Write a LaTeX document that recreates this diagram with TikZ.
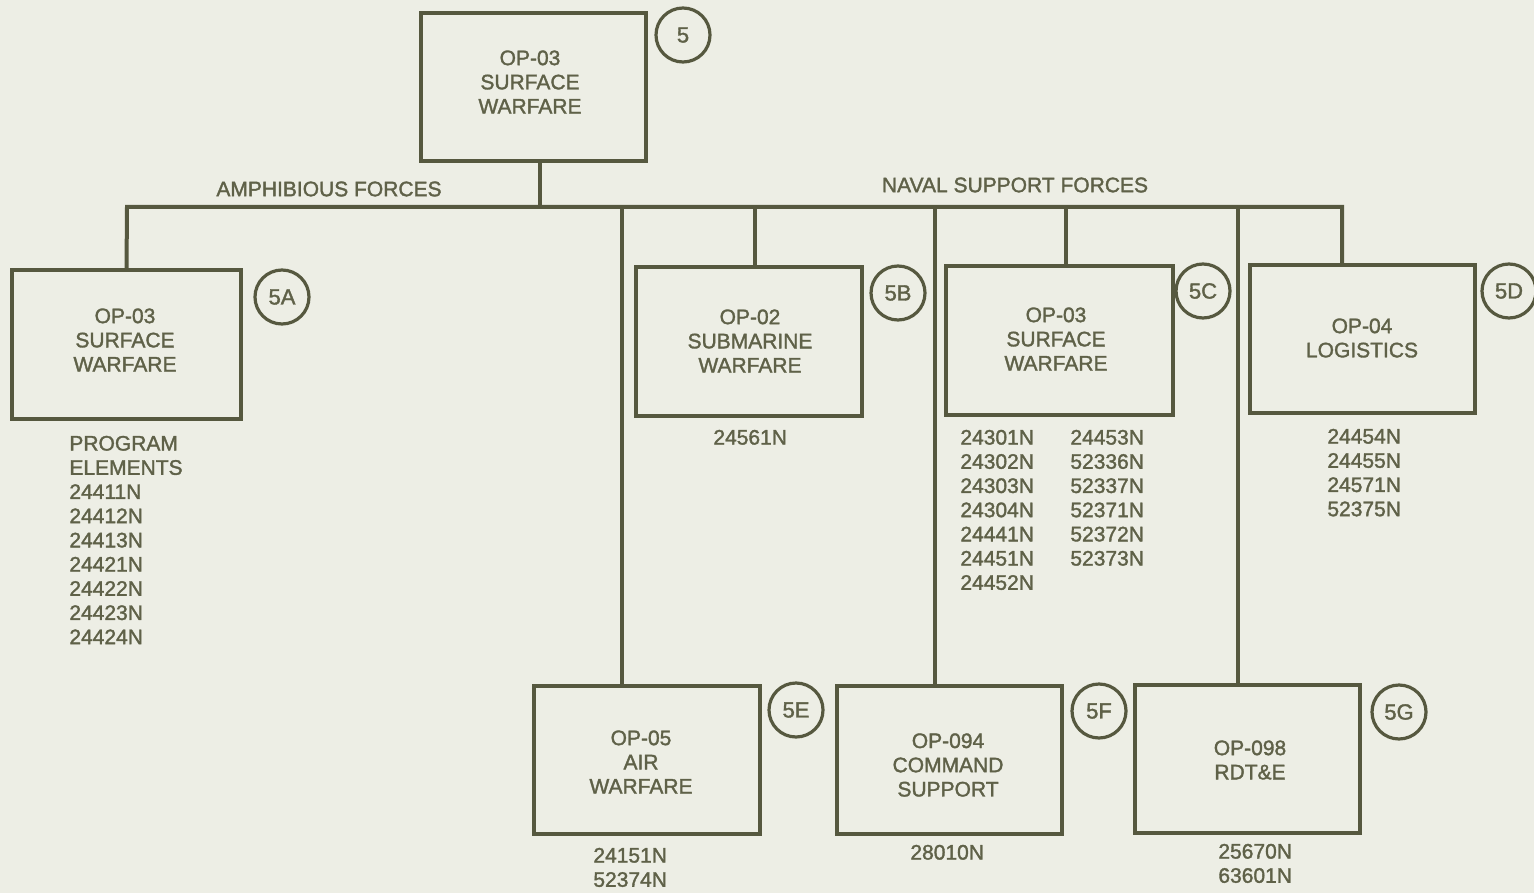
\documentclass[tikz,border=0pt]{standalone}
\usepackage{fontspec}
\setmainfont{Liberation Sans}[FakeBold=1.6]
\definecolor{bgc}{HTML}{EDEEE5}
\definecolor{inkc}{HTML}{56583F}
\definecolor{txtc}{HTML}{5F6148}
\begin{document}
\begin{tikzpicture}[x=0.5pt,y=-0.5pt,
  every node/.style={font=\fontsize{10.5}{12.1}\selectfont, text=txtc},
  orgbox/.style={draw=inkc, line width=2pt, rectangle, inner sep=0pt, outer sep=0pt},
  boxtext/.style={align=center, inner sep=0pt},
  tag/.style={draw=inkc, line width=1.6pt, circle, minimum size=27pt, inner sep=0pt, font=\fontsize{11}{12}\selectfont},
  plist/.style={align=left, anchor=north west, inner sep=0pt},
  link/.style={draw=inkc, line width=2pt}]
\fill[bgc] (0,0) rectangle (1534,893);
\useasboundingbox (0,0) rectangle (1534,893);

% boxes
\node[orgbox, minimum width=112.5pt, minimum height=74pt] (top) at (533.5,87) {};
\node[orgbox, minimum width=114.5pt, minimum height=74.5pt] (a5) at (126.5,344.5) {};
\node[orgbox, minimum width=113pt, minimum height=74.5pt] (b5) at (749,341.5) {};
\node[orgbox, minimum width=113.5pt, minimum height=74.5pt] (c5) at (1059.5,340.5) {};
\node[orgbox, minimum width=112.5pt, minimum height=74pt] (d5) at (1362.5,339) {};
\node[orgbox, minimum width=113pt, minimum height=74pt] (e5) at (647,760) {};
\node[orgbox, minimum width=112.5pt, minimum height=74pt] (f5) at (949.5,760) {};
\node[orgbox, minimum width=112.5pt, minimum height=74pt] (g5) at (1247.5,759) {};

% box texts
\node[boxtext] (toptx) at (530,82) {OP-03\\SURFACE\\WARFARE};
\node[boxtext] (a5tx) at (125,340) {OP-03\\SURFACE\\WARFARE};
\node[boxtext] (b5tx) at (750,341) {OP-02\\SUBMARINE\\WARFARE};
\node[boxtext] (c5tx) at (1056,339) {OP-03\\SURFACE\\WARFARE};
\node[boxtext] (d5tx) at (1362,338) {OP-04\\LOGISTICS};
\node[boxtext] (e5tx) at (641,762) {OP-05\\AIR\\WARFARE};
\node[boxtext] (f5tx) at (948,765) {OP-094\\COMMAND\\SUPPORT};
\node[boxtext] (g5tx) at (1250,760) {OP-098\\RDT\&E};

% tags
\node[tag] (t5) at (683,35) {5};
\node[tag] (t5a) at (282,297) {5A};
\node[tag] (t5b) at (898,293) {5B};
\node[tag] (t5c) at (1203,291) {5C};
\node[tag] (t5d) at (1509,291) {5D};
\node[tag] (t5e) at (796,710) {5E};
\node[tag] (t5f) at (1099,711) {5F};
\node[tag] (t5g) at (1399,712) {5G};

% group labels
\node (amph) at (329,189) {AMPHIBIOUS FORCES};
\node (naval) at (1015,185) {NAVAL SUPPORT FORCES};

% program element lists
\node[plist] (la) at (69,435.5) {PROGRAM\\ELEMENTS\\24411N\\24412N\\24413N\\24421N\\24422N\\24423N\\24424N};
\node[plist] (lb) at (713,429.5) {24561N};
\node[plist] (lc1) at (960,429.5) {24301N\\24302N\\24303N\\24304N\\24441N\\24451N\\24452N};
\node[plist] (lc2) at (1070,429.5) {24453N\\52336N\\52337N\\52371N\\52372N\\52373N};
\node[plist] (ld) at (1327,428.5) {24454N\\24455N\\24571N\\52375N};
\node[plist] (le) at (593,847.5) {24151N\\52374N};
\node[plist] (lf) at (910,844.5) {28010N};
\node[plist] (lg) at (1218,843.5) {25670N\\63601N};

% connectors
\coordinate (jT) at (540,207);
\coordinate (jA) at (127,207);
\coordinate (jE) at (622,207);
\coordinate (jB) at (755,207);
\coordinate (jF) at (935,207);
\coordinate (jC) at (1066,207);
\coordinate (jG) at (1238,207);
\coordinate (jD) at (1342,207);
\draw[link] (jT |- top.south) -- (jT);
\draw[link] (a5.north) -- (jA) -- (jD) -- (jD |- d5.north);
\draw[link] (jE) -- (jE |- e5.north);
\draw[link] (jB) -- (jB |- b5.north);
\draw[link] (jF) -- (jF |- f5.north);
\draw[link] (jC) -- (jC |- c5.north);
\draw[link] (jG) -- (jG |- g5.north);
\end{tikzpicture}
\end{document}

---------------

**Given problem:** Each line above is to be copied verbatim. Drop any image from the copy.

**Written reply:**
Write a LaTeX document that recreates this diagram with TikZ.
\documentclass[tikz,border=0pt]{standalone}
\usepackage{fontspec}
\setmainfont{Liberation Sans}[FakeBold=1.6]
\definecolor{bgc}{HTML}{EDEEE5}
\definecolor{inkc}{HTML}{56583F}
\definecolor{txtc}{HTML}{5F6148}
\begin{document}
\begin{tikzpicture}[x=0.5pt,y=-0.5pt,
  every node/.style={font=\fontsize{10.5}{12.1}\selectfont, text=txtc},
  orgbox/.style={draw=inkc, line width=2pt, rectangle, inner sep=0pt, outer sep=0pt},
  boxtext/.style={align=center, inner sep=0pt},
  tag/.style={draw=inkc, line width=1.6pt, circle, minimum size=27pt, inner sep=0pt, font=\fontsize{11}{12}\selectfont},
  plist/.style={align=left, anchor=north west, inner sep=0pt},
  link/.style={draw=inkc, line width=2pt}]
\fill[bgc] (0,0) rectangle (1534,893);
\useasboundingbox (0,0) rectangle (1534,893);

% boxes
\node[orgbox, minimum width=112.5pt, minimum height=74pt] (top) at (533.5,87) {};
\node[orgbox, minimum width=114.5pt, minimum height=74.5pt] (a5) at (126.5,344.5) {};
\node[orgbox, minimum width=113pt, minimum height=74.5pt] (b5) at (749,341.5) {};
\node[orgbox, minimum width=113.5pt, minimum height=74.5pt] (c5) at (1059.5,340.5) {};
\node[orgbox, minimum width=112.5pt, minimum height=74pt] (d5) at (1362.5,339) {};
\node[orgbox, minimum width=113pt, minimum height=74pt] (e5) at (647,760) {};
\node[orgbox, minimum width=112.5pt, minimum height=74pt] (f5) at (949.5,760) {};
\node[orgbox, minimum width=112.5pt, minimum height=74pt] (g5) at (1247.5,759) {};

% box texts
\node[boxtext] (toptx) at (530,82) {OP-03\\SURFACE\\WARFARE};
\node[boxtext] (a5tx) at (125,340) {OP-03\\SURFACE\\WARFARE};
\node[boxtext] (b5tx) at (750,341) {OP-02\\SUBMARINE\\WARFARE};
\node[boxtext] (c5tx) at (1056,339) {OP-03\\SURFACE\\WARFARE};
\node[boxtext] (d5tx) at (1362,338) {OP-04\\LOGISTICS};
\node[boxtext] (e5tx) at (641,762) {OP-05\\AIR\\WARFARE};
\node[boxtext] (f5tx) at (948,765) {OP-094\\COMMAND\\SUPPORT};
\node[boxtext] (g5tx) at (1250,760) {OP-098\\RDT\&E};

% tags
\node[tag] (t5) at (683,35) {5};
\node[tag] (t5a) at (282,297) {5A};
\node[tag] (t5b) at (898,293) {5B};
\node[tag] (t5c) at (1203,291) {5C};
\node[tag] (t5d) at (1509,291) {5D};
\node[tag] (t5e) at (796,710) {5E};
\node[tag] (t5f) at (1099,711) {5F};
\node[tag] (t5g) at (1399,712) {5G};

% group labels
\node (amph) at (329,189) {AMPHIBIOUS FORCES};
\node (naval) at (1015,185) {NAVAL SUPPORT FORCES};

% program element lists
\node[plist] (la) at (69,435.5) {PROGRAM\\ELEMENTS\\24411N\\24412N\\24413N\\24421N\\24422N\\24423N\\24424N};
\node[plist] (lb) at (713,429.5) {24561N};
\node[plist] (lc1) at (960,429.5) {24301N\\24302N\\24303N\\24304N\\24441N\\24451N\\24452N};
\node[plist] (lc2) at (1070,429.5) {24453N\\52336N\\52337N\\52371N\\52372N\\52373N};
\node[plist] (ld) at (1327,428.5) {24454N\\24455N\\24571N\\52375N};
\node[plist] (le) at (593,847.5) {24151N\\52374N};
\node[plist] (lf) at (910,844.5) {28010N};
\node[plist] (lg) at (1218,843.5) {25670N\\63601N};

% connectors
\coordinate (jT) at (540,207);
\coordinate (jA) at (127,207);
\coordinate (jE) at (622,207);
\coordinate (jB) at (755,207);
\coordinate (jF) at (935,207);
\coordinate (jC) at (1066,207);
\coordinate (jG) at (1238,207);
\coordinate (jD) at (1342,207);
\draw[link] (jT |- top.south) -- (jT);
\draw[link] (a5.north) -- (jA) -- (jD) -- (jD |- d5.north);
\draw[link] (jE) -- (jE |- e5.north);
\draw[link] (jB) -- (jB |- b5.north);
\draw[link] (jF) -- (jF |- f5.north);
\draw[link] (jC) -- (jC |- c5.north);
\draw[link] (jG) -- (jG |- g5.north);
\end{tikzpicture}
\end{document}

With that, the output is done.